Calif. Tells Court It Can’t Release Inmates Early; It Would Lose Cheap Prison Labor (xpost from GD) [View all]

http://www.democraticunderground.com/10025832854

Out of California’s years-long litigation over reducing the population of prisons deemed unconstitutionally overcrowded by the U.S. Supreme Court in 2010, another obstacle to addressing the U.S. epidemic of mass incarceration has emerged: The utility of cheap prison labor.

In recent filings, lawyers for the state have resisted court orders that they expand parole programs, reasoning not that releasing inmates early is logistically impossible or would threaten public safety, but instead that prisons won’t have enough minimum security inmates left to perform inmate jobs.

The debate culminated Friday, when a three-judge federal panel ordered California to expand an early parole program. California now has no choice but to broaden a program known as 2-for-1 credits that gives inmates who meet certain milestones the opportunity to have their sentences reduced. But California’s objections raise troubling questions about whether prison labor creates perverse incentives to keep inmates in prison even when they don’t need to be there.

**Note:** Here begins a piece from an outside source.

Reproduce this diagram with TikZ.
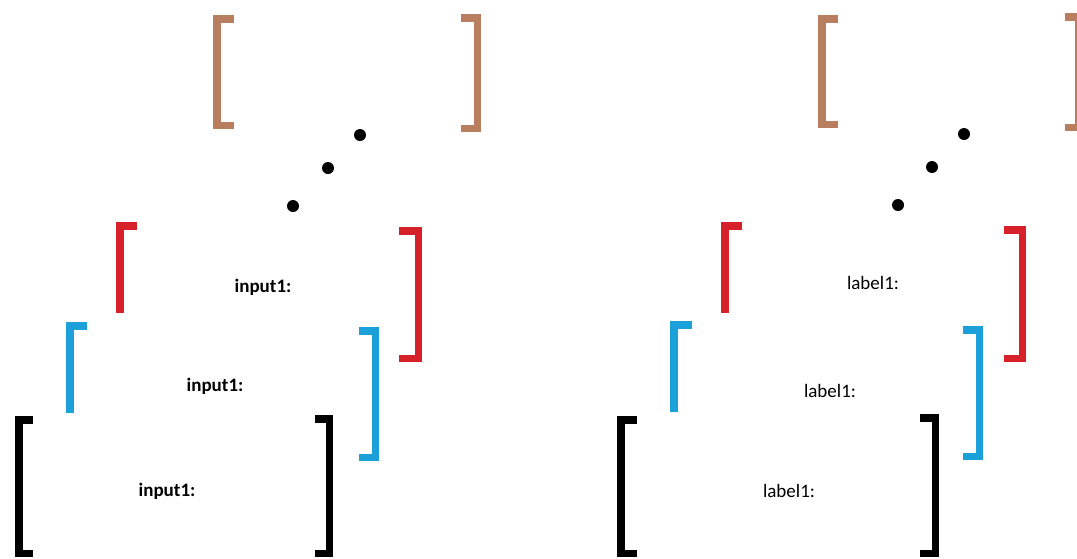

The debate centers around an expansive state program to have inmates fight wildfires. California is one of several states that employs prison labor to fight wildfires. And it has the largest such program, as the state’s wildfire problem rapidly expands arguably because of climate change. By employing prison inmates who are paid less than $2 per day, the state saves some $1 billion, according to a recent BuzzFeed feature of the practice. California relies upon that labor source, and only certain classes of nonviolent inmates charged with lower level offenses are eligible for the selective program. They must then meet physical and other criteria.